Integration ist kein Sonderformat für Menschen mit Migrationshintergrund oder Geflüchtete, sondern eine Aufgabe im Interesse der gesamten Gesellschaft. Integration nützt allen, wenn sie faire Chancen und gleiche Rechte für alle Menschen garantiert und den gesellschaftlichen Zusammenhalt bewahrt und stärkt.

„Integration schafft Zusammenhalt“ lautet ihr Leitantrag. Doch wie wollen Sie beispielsweise mit Zuwanderern umgehen, die die Regeln des Zusammenlebens nicht anerkennen, indem sie beispielsweise die Rechte von Frauen nicht achten?

Wir wissen, dass eine vielfältige und offene Gesellschaft, für die wir eintreten, ein Band braucht, das sie zusammenhält. Dieses Band ist unser Grundgesetz. Das ist die verbindliche Grundlage für das Zusammenleben in unserem Land. Gerade uns Grünen sind die Werte des Grundgesetzes –Menschenrechte, Demokratie, Gleichbehandlung von Mann und Frau – extrem wichtig. Da gibt es keine Rabatte, für niemanden.

In dem Leitantrag setzen Sie sich auch dafür ein, dass Ausländer aus Nicht-EU-Staaten ein kommunales Wahlrecht erhalten. Solche Forderungen sehen viele Menschen auch mit Sorge. Was sagen Sie denen?

Gerade in der Kommunalpolitik kann man das direkte Lebensumfeld gestalten. Integration erreicht man doch nicht dadurch, dass man Menschen von solchen politischen Teilhabemöglichkeiten ausschließt. Das Gegenteil ist der Fall. Durch politische Teilhabe erleben die Menschen direkt, wie wertvoll unsere Demokratie ist. So stärken wir das Miteinander vor Ort und das demokratische Gemeinwesen insgesamt.

Eine wichtige Voraussetzung für Integration ist Arbeit. Bei uns gibt es Menschen wie Langzeitarbeitslose, Behinderte oder älter Menschen, die Probleme am Arbeitsmarkt haben. Jetzt kommt noch die Herausforderung, die Flüchtlinge am Arbeitsmarkt zu integrieren, von denen der größte Teil nach Angaben der Bundesagentur für Arbeit, keine notwendige Qualifikation hat.

Wir wissen, dass Bildung, Ausbildung und Arbeit echte Integrationsfaktoren sind. Deshalb müssen wir alles tun, dass Flüchtlinge einen Weg in Bildung, Ausbildung und Arbeit finden. Um die Integration in Ausbildung und Arbeit zu stärken, wurde die Drei-plus-zwei-Regelung eingeführt. Sie stellt sicher, dass geduldete Flüchtlinge während ihrer Ausbildung und zwei anschließenden Beschäftigungsjahren einen gesicherten Aufenthalt haben.

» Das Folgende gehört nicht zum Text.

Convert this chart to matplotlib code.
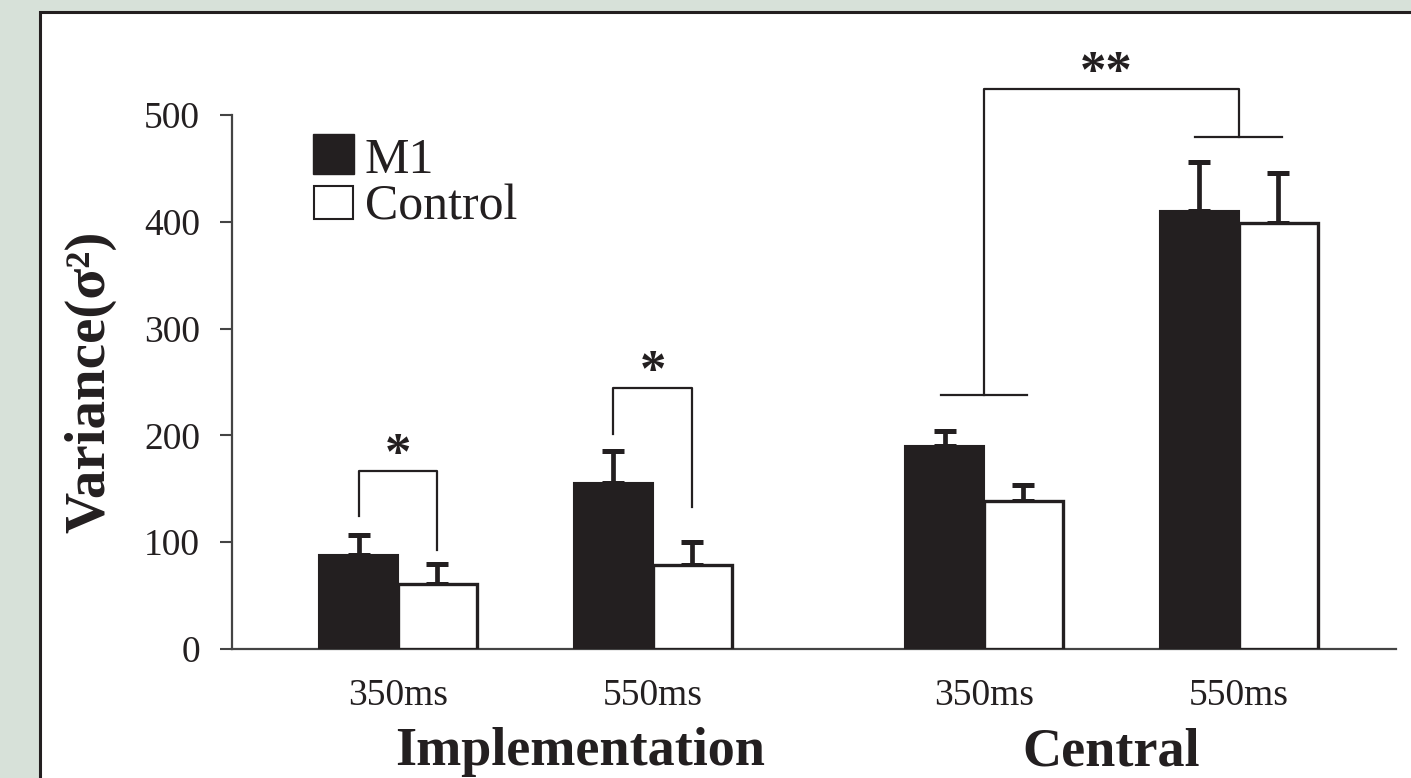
import matplotlib.pyplot as plt
from matplotlib.patches import Rectangle
import numpy as np

# Variance per condition (sigma^2), M1 vs control stimulation
conditions = ["350ms", "550ms", "350ms", "550ms"]
groups = ["Implementation", "Central"]
m1_var = [88, 155, 190, 410]
m1_err = [19, 30, 14, 46]
ctrl_var = [61, 79, 139, 399]
ctrl_err = [19, 21, 15, 47]

INK = "#231f20"
plt.rcParams["font.family"] = ["Liberation Serif", "DejaVu Serif"]

W, H = 1411, 778
fig = plt.figure(figsize=(W / 100, H / 100), dpi=100)
fig.patch.set_facecolor("#d7e1d9")

def fx(px):
    return px / W

def fy(py):
    return 1 - py / H

# white panel with a dark frame
fig.patches.append(Rectangle((fx(40), -0.2), 1.2, fy(12) + 0.2,
                             transform=fig.transFigure, facecolor="white",
                             edgecolor=INK, linewidth=2.2, zorder=-5))

ax = fig.add_axes([fx(232), fy(649), fx(1396) - fx(232), fy(115) - fy(649)])
ax.set_facecolor("none")
ax.set_zorder(2)

centers = np.array([1.0, 2.0, 3.3, 4.3])
bw = 0.31
xm = centers - bw / 2
xc = centers + bw / 2

ekw = dict(elinewidth=3.4, capthick=3.6, ecolor=INK)
ax.bar(xm, m1_var, bw, color=INK, edgecolor=INK, linewidth=1.5, zorder=3)
ax.bar(xc, ctrl_var, bw, color="white", edgecolor=INK, linewidth=2.4, zorder=3)
ax.errorbar(xm, m1_var, yerr=[np.zeros(4), m1_err], fmt="none", capsize=8, zorder=2, **ekw)
ax.errorbar(xc, ctrl_var, yerr=[np.zeros(4), ctrl_err], fmt="none", capsize=8, zorder=2, **ekw)

ax.set_xlim(0.3485, 4.917)
ax.set_ylim(0, 500)
ax.set_yticks([0, 100, 200, 300, 400, 500])
ax.set_xticks(centers)
ax.set_xticklabels(conditions)
ax.tick_params(axis="y", length=9, width=1.5, color="#444444", pad=14,
               labelsize=27, labelcolor=INK)
ax.tick_params(axis="x", length=0, pad=21, labelsize=27, labelcolor=INK)
for s in ["top", "right"]:
    ax.spines[s].set_visible(False)
for s in ["left", "bottom"]:
    ax.spines[s].set_color("#444444")
    ax.spines[s].set_linewidth(1.6)

ax.set_ylabel("Variance(σ²)", fontsize=41, fontweight="bold",
              color=INK, labelpad=20)

lk = dict(color=INK, linewidth=1.6, clip_on=False, zorder=4)

# within-condition brackets (single star)
for i, (lo_m, lo_c, top) in enumerate([(125, 93, 167), (201, 133, 244)]):
    ax.plot([xm[i], xm[i], xc[i], xc[i]], [lo_m, top, top, lo_c], **lk)
    ax.text(centers[i], top + 2, "*", ha="center", va="baseline",
            fontsize=38, color=INK, fontweight="bold")

# central 350 vs 550 bracket (double star)
h_lo, h_hi, top = 238, 479, 524
ax.plot([centers[2] - 0.17, centers[2] + 0.17], [h_lo, h_lo], **lk)
ax.plot([centers[3] - 0.17, centers[3] + 0.17], [h_hi, h_hi], **lk)
ax.plot([centers[2], centers[2], centers[3], centers[3]], [h_lo, top, top, h_hi], **lk)
ax.text((centers[2] + centers[3]) / 2 - 0.02, top + 2, "**", ha="center", va="baseline",
        fontsize=38, color=INK, fontweight="bold", clip_on=False)

# group labels under the ticks
fig.text(fx(580), fy(765), groups[0], ha="center", va="baseline",
         fontsize=39, fontweight="bold", color=INK)
fig.text(fx(1111), fy(765), groups[1], ha="center", va="baseline",
         fontsize=39, fontweight="bold", color=INK)

# legend
fig.patches.append(Rectangle((fx(313), fy(174)), fx(41), 40 / H, transform=fig.transFigure,
                             facecolor=INK, edgecolor=INK, linewidth=1))
fig.patches.append(Rectangle((fx(314), fy(219)), fx(39), 33 / H, transform=fig.transFigure,
                             facecolor="white", edgecolor=INK, linewidth=1.5))
fig.text(fx(364), fy(173), "M1", ha="left", va="baseline", fontsize=36, color=INK)
fig.text(fx(365), fy(220), "Control", ha="left", va="baseline", fontsize=36, color=INK)

fig.savefig("out.png", dpi=100)
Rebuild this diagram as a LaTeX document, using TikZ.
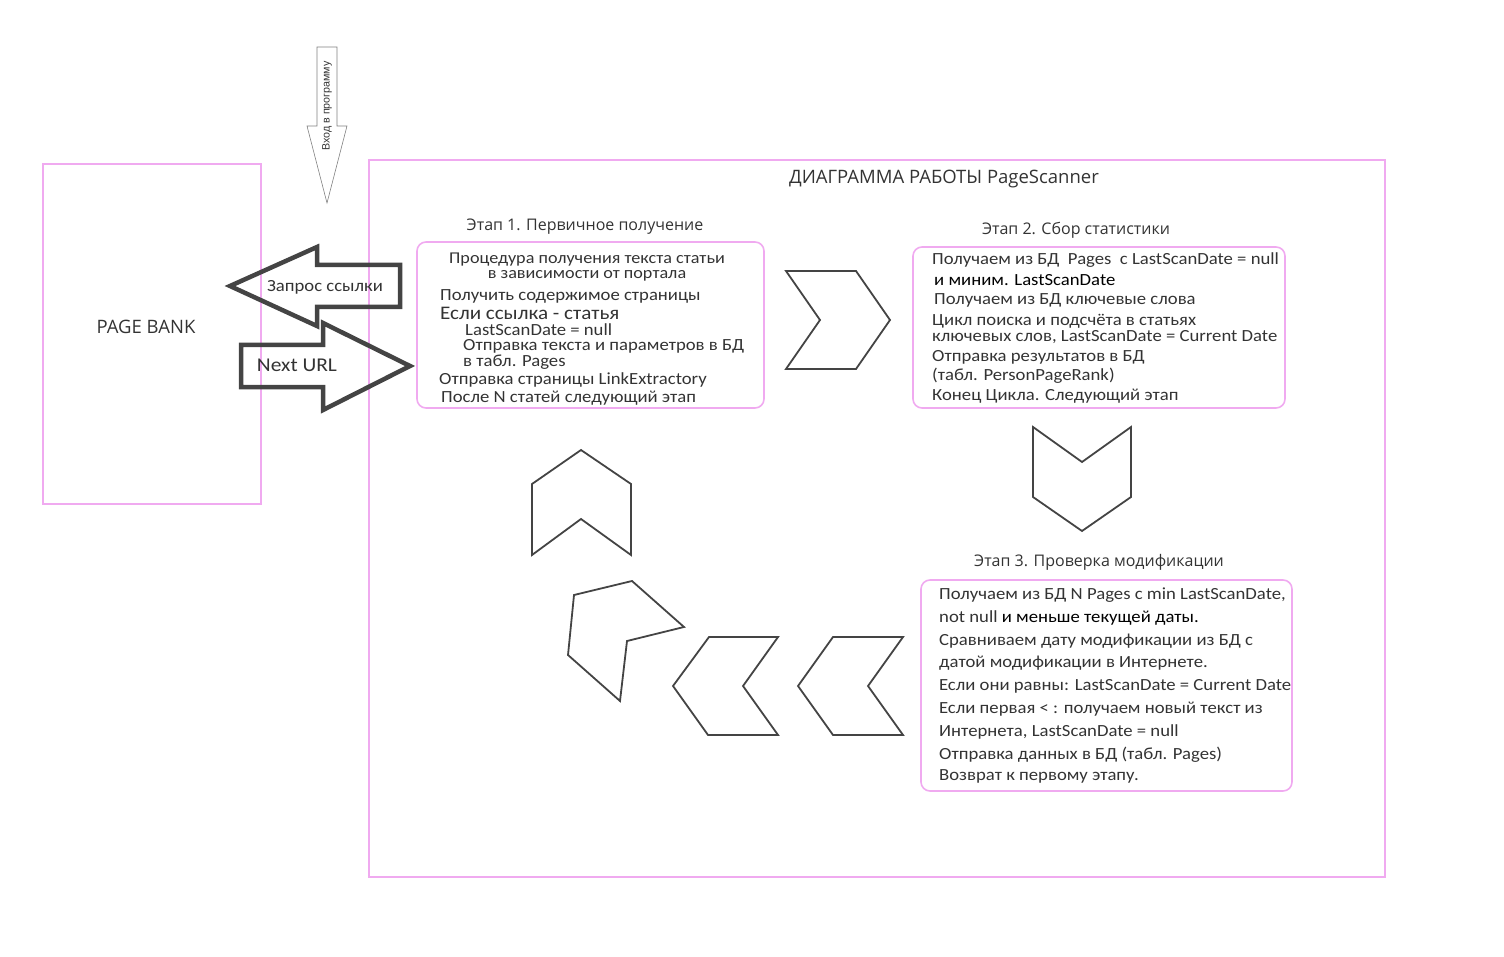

Aber das reicht Ihnen nicht?

Wir sehen Weiterentwicklungsbedarf. Wir müssen diese Absicherung auch auf die Menschen ausweiten, die eine einjährige Helferausbildung in der Pflege machen oder die vor ihrer Berufsausbildung eine Einstiegsqualifizierung machen müssen. Noch gibt es leider viel zu oft die Situation, dass Menschen, die einen Ausbildungs- oder einen Arbeitsplatz gefunden haben, plötzlich von Abschiebung bedroht sind. Das verstehen auch die Arbeitgeber nicht.

Deutschland, und insbesondere auch Baden-Württemberg, braucht mit Blick auf den Fachkräftemangel Zuwanderung. Sie fordern ein modernes Einwanderungsrecht.

Deutschland ist ein Einwanderungsland. Mit Blick auf den demografischen Wandel und den Fachkräftemangel sind wir auf Zuwanderung angewiesen. Ein Einwanderungsgesetz, wie wir es fordern, würde dafür sorgen, dass wir den Bedarf an qualifizierten Fachkräften tatsächlich decken können.

Unter welchen Voraussetzungen?

Mit einem Einwanderungsgesetz sind natürlich auch gewisse Qualifikationsanforderungen an Einwanderungswillige verbunden. Doch wichtig ist mir auch die Frage des Spurwechsels: Ohne legale Einwanderungsmöglichkeiten zwingen wir alle Menschen, die nach Deutschland kommen wollen, durch das Nadelöhr des Asylrechts. Mit einem Einwanderungsgesetz entlasten wir einerseits das Asylrecht und sorgen andererseits für eine geordnete Zuwanderung.